Paul Fuge: Yeah, and obviously there's some real depth of feeling about that, but it's the second part where things get even more controversial.

David Reeve: It always felt like there wasn't as strong justification for that split as there was for the split of ECNZ.

Max Bradford: And I knew it was gonna be contentious.

Geoff Bertram: Ultimately, the neoliberal project is to shrink the state and remove it from large areas of activity where the market is to prevail.

Dame Jenny Shipley: It wasn't a broader macroeconomic debate. It was very much a local community, and many of the members of parliament felt keenly about that.

David Reeve: The most polarizing aspect was the split of lines and energy companies. A lot of people hated it.

Max Bradford: I don't think any of us in the national government expected there would be such a howl of outrage from a lot of our own supporters.

Jon Duffy: Okay. We know that the Bradford reforms were all about trying to introduce competition to the market. That doesn't seem particularly contentious. So what was the second part?

Paul Fuge: Well, remember earlier when we talked about the local electricity supply authorities?

Jon Duffy: Yep. So they're the guys who run the distribution lines and the retail that took place on those lines.

Paul Fuge: Right, exactly. Well, the second stage of the Bradford reforms was to separate those two functions. The point was to allow us to choose any electricity retailer rather than being forced to buy from the local ESA. For that to work the new retailers needed access to the local power lines. Now, the way they decided to do that was by essentially forcing lines companies to sell their retail division.

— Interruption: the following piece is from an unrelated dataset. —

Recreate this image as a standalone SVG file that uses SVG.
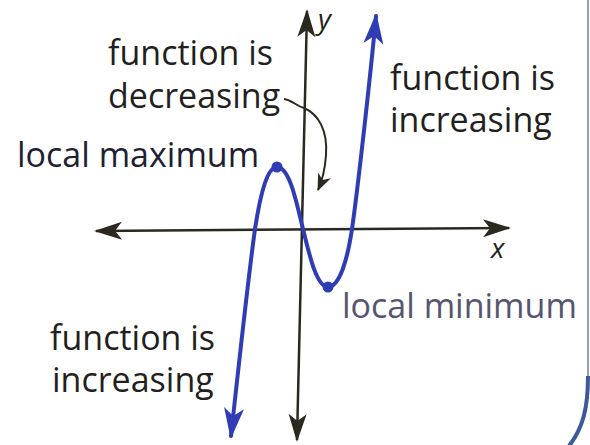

Jon Duffy: Okay. Well, a forced asset sale, I can uh, I can see how that would be contentious.

Paul Fuge: Yeah. Lots of people were really upset about this. That's because the ESAs were local, community owned, and often democratic. Communities had a strong sense of involvement in local pride in their ESA. The ownership split caused a lot of hard feelings at the local level.

Max Bradford: But it wasn't an ideological issue as many people have asserted.

The changes that we put in place and which I shepherded through were very well researched. Very well tested in the marketplace as best we could, and very well tested against overseas experience. The political pitch that we decided to adopt was the one which I personally felt was the most important, and that was to give consumers the ability to choose who provided them with electricity.

Paul Fuge: Essentially, they believe that by enabling retail competition, that is letting you choose your supplier, you could shop around to get a better deal, and that is how it works now. If you don't like the prices or the service you're getting from your electricity supplier, You can have a look on Powerswitch and swap to one of over 30 other retailers.

But despite all these options, many of which are cheaper, most of us remain with one of the four large gentailers or their subsidiaries. Jon Duffy: Yeah. Well, I know that I am.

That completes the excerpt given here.